Still thinking about that hot water? Why do you want to know if the water is hot? As I said, your opponent is like that cauldron of water, you don’t know if he’s dangerous to you. You must be able to determine if the water is hot (the opponent is dangerous) without burning your hand (getting injured). The good tai chi player tests cautiously, but doesn’t remain in danger if the water is hot. Natural reaction allows a quick withdrawal, before getting burned.
Also, you want to determine the level of danger and deal with your opponent as he actually is, and not on the basis of your perceptions, expectations, and fears. If you’re concentrating, your I is focused, you’re not holding any expectations (is the water hot or not?), if you’re not afraid of getting burned, then you will be relaxed and allow your reflexes to respond, to pull you back from danger. Fear is the expectation of injury. Your I, your focus in the moment, will prevent you getting bound up by fear and expectation and keep your muscles relaxed for their quickest response.
So, it bears repeating (and repeating). You must learn to be relaxed, flexible, and loose. If you are relaxed, flexible, and loose, then you will respond by natural reaction (reflex action) instead of by conscious action. The tai chi player wants to develop and use this natural reaction. When you fight you want to be fast.

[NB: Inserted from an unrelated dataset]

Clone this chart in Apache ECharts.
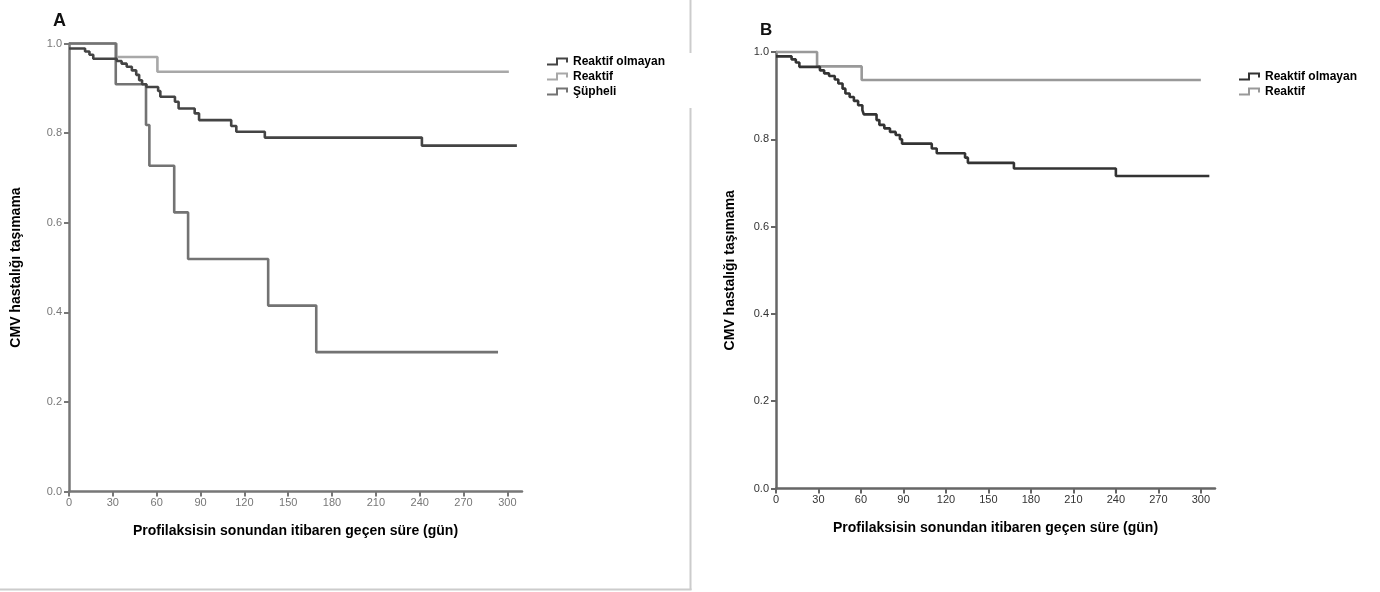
<!DOCTYPE html>
<html>
<head>
<meta charset="utf-8">
<script src="https://cdn.jsdelivr.net/npm/echarts@6/dist/echarts.min.js"></script>
<style>html,body{margin:0;padding:0;background:#fff;}#c{width:1380px;height:592px;}</style>
</head>
<body>
<div id="c"></div>
<script>
// ---- data ----
const xTicks = [0, 30, 60, 90, 120, 150, 180, 210, 240, 270, 300];
const yTicks = [0, 0.2, 0.4, 0.6, 0.8, 1.0];
const xTitle = 'Profilaksisin sonundan itibaren geçen süre (gün)';
const yTitle = 'CMV hastalığı taşımama';
const namesA = ['Reaktif olmayan', 'Reaktif', 'Şüpheli'];
const namesB = ['Reaktif olmayan', 'Reaktif'];

// Panel A: [day, survival]
const A_nonReactive = [[0,0.989],[11,0.982],[14,0.975],[16.6,0.966],[32.7,0.961],[36,0.955],[39.5,0.948],[43,0.94],[46,0.93],[48,0.918],[50,0.909],[53,0.903],[61,0.894],[62.5,0.881],[72.5,0.87],[75,0.855],[86,0.844],[89,0.829],[111,0.816],[114.5,0.803],[134,0.79],[241.5,0.772],[306.5,0.772]];
const A_reactive = [[0,1.0],[32.5,0.97],[60.5,0.937],[301,0.937]];
const A_suspect = [[0,1.0],[32,0.909],[52.7,0.818],[55,0.727],[72,0.623],[81.5,0.519],[136.3,0.415],[169.2,0.311],[293.6,0.311]];

// Panel B: [day, survival]
const B_nonReactive = [[0,0.99],[11,0.983],[14,0.976],[16.5,0.966],[31,0.958],[34,0.951],[37.5,0.945],[41.5,0.937],[44,0.928],[47,0.916],[49,0.905],[52,0.897],[55,0.888],[58,0.878],[61,0.867],[62,0.857],[71,0.844],[73,0.833],[76.5,0.825],[80.5,0.817],[84.5,0.81],[87.5,0.80],[89,0.79],[110,0.779],[113.5,0.768],[133.5,0.758],[135.5,0.746],[168,0.733],[240,0.716],[306,0.716]];
const B_reactive = [[0,1.0],[29,0.967],[60.5,0.936],[300,0.936]];

// ---- styles ----
const FONT = 'Liberation Sans, Arial, sans-serif';
const stepIcon = 'path://M0,6 L9,6 L9,0 L21,0 L21,5 L19,5 L19,2 L11,2 L11,8 L0,8 Z';
const colA = ['#444444', '#a8a8a8', '#737373'];
const colB = ['#333333', '#999999'];

function xAxisOpt(gi, axisColor, labelColor) {
  return {
    type: 'value', gridIndex: gi, min: 0, max: 310,
    name: xTitle, nameLocation: 'middle', nameGap: 33,
    nameTextStyle: { fontFamily: FONT, fontWeight: 'bold', fontSize: 14, color: '#000' },
    axisLine: { show: true, lineStyle: { color: axisColor, width: 2.5 } },
    axisTick: { show: true, length: 5, customValues: xTicks, lineStyle: { color: axisColor, width: 2 } },
    axisLabel: { customValues: xTicks, margin: 6, fontFamily: FONT, fontSize: 11, color: labelColor },
    splitLine: { show: false }
  };
}
function yAxisOpt(gi, axisColor, labelColor, gap) {
  return {
    type: 'value', gridIndex: gi, min: 0, max: 1, interval: 0.2,
    name: yTitle, nameLocation: 'middle', nameGap: gap,
    nameTextStyle: { fontFamily: FONT, fontWeight: 'bold', fontSize: 14, color: '#000' },
    axisLine: { show: true, lineStyle: { color: axisColor, width: 2.5 } },
    axisTick: { show: true, length: 5, customValues: yTicks, lineStyle: { color: axisColor, width: 2 } },
    axisLabel: { customValues: yTicks, margin: 7, fontFamily: FONT, fontSize: 11, color: labelColor,
                 formatter: v => Number(v).toFixed(1) },
    splitLine: { show: false }
  };
}
function ser(name, data, xi, color) {
  return { name: name, type: 'line', step: 'end', symbol: 'none', data: data,
           xAxisIndex: xi, yAxisIndex: xi, clip: false,
           lineStyle: { color: color, width: 2.6 }, itemStyle: { color: color } };
}
function legendOpt(left, top, names, cols) {
  return {
    orient: 'vertical', left: left, top: top, itemWidth: 21, itemHeight: 8,
    itemGap: 0, itemTextGap: 4, selectedMode: false, padding: 0,
    textStyle: { fontFamily: FONT, fontWeight: 'bold', fontSize: 12, color: '#000', lineHeight: 15 },
    data: names.map((n, i) => ({ name: n, icon: stepIcon, itemStyle: { color: cols[i], borderWidth: 0 } }))
  };
}

const chart = echarts.init(document.getElementById('c'), null, { renderer: 'canvas' });
chart.setOption({
  animation: false,
  backgroundColor: '#fff',
  grid: [
    { left: 69, top: 43.5, width: 453, height: 448 },
    { left: 776, top: 52, width: 439, height: 436.5 }
  ],
  xAxis: [ xAxisOpt(0, '#777', '#777'), xAxisOpt(1, '#666', '#333') ],
  yAxis: [ yAxisOpt(0, '#777', '#777', 46), yAxisOpt(1, '#666', '#333', 39) ],
  legend: [ legendOpt(547, 54, namesA, colA), legendOpt(1239, 69, namesB, colB) ],
  series: [
    ser(namesA[1], A_reactive, 0, colA[1]),
    ser(namesA[2], A_suspect, 0, colA[2]),
    ser(namesA[0], A_nonReactive, 0, colA[0]),
    ser(namesB[1], B_reactive, 1, colB[1]),
    ser(namesB[0], B_nonReactive, 1, colB[0])
  ],
  graphic: [
    { type: 'text', left: 53, top: 12, style: { text: 'A', font: 'bold 18px ' + FONT, fill: '#111' } },
    { type: 'text', left: 760, top: 22, style: { text: 'B', font: 'bold 17px ' + FONT, fill: '#111' } },
    { type: 'line', shape: { x1: 690.5, y1: 0, x2: 690.5, y2: 53 }, style: { stroke: '#cccccc', lineWidth: 2 } },
    { type: 'line', shape: { x1: 690.5, y1: 108, x2: 690.5, y2: 590 }, style: { stroke: '#cccccc', lineWidth: 2 } },
    { type: 'line', shape: { x1: 0, y1: 589.5, x2: 691.5, y2: 589.5 }, style: { stroke: '#cccccc', lineWidth: 2 } }
  ]
});
</script>
</body>
</html>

To be fast, you must be relaxed. If you are relaxed, you will respond to threats with natural reaction, the fastest motion a human can make. The slow moves and concentrated focus (I) in tai chi training teach you to be relaxed. And that’s the point of tai chi.
Wait, you say. Is that all? Surely, that’s not the only point of tai chi. No, you’re right. Relaxation is very important. However, equally important are: connection (all the muscles working together, the whole body becoming one unit); spiral power (not just back and forth motion, but the force and torque of spiral power); and understanding and using complementary forces (the six dimensions: up and down, back and forth, right and left). These other points are equally important, and equally hard to master. But this was an article about relaxation and concentration.